Airfield information
- Elevation: 94 feet (29 m) AMSL
Runways
| Direction | Length and surface |
| 5/23 | 1,825 feet (556 m) Gravel |
| 16/34 | 2,100 feet (640 m) Asphalt |

= RCAF Station Saint John =

RCAF Station Saint John or RCAF Aerodrome Saint John, was a military aerodrome that was established at the Saint John Municipal Airport in 1939. The airport was located in the neighborhood of Millidgeville in the city of Saint John, New Brunswick.

==History==
===1930-1939===
The Saint John Municipal Airport was established on this site in 1928–1929.

===World War II===
In 1939 the RCAF took over operation of the Saint John Municipal Airport. The air force constructed a hangar and other buildings at the site. From 1939 until 1940 a flight from No. 2 (Army Cooperation) Squadron was stationed at RCAF Station Saint John. They were replaced by No. 118 (Coastal Artillery Co-operation) Squadron who remained at the station until April 1944 when they were transferred to RCAF Station Dartmouth.

===Post war===
The majority of RCAF Station Saint John closed in early 1944. A six-member detachment remained at the station until the airport was turned back to the City of Saint John in May 1947 and the city operated the municipal airport at the site until December 1951, when the aerodrome was decommissioned and flying operations were relocated to the new Saint John Airport.
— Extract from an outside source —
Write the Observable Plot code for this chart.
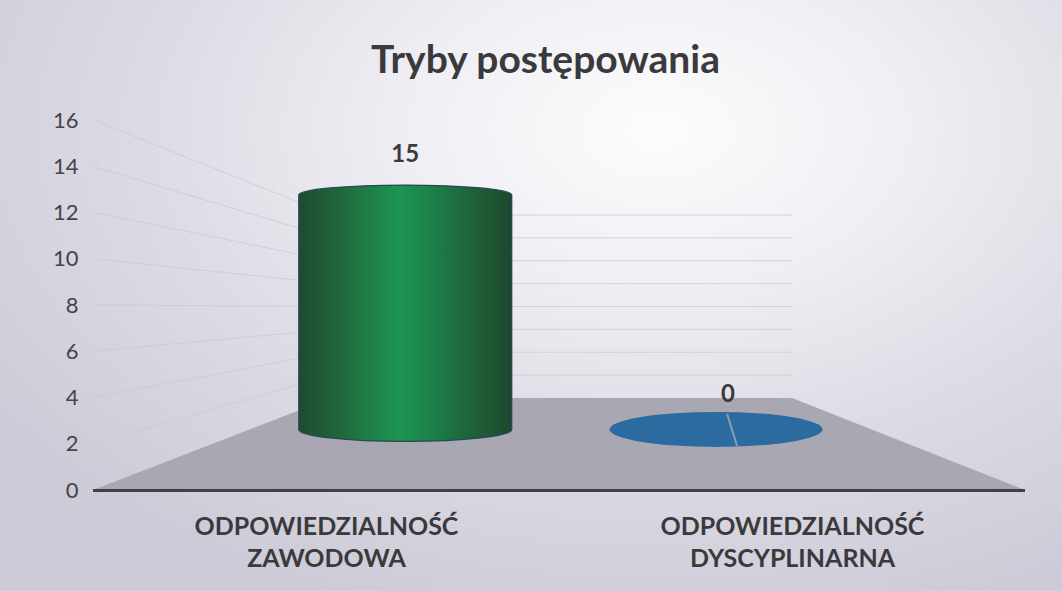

====Aerodrome information====
In approximately 1942 the aerodrome was listed at with a Var. 22 degrees 30' W and elevation of 94 ft. Two runways were listed as follows:

| Runway Name | Length | Width | Surface |
|---|---|---|---|
| 5/23 | 1,825 feet (556 m) | 150 feet (46 m) | Gravel |
| 16/34 | 2,100 feet (640 m) | 150 feet (46 m) | Asphalt |

==Location==
The former Municipal Airport and RCAF Station occupied an area that is bounded by the modern day roads: Millidge Avenue, Daniel Avenue, Marlin Drive, Woodward Avenue and Boars Head Road. The main runway followed the same course and distance as present day Donaldson Street.

==Commemoration==
A plaque commemorating the Saint John Municipal Airport was unveiled in 2009 on the grounds of M. Gerald Teed Memorial School. In 2012 the Wade-Myles Aviation Park was established next to the school.

The M. Gerald Teed school was designed by Saint John architect Jack Myles. Flight Lieutenant Myles, DFC, was a photo reconnaissance pilot during the Second World War.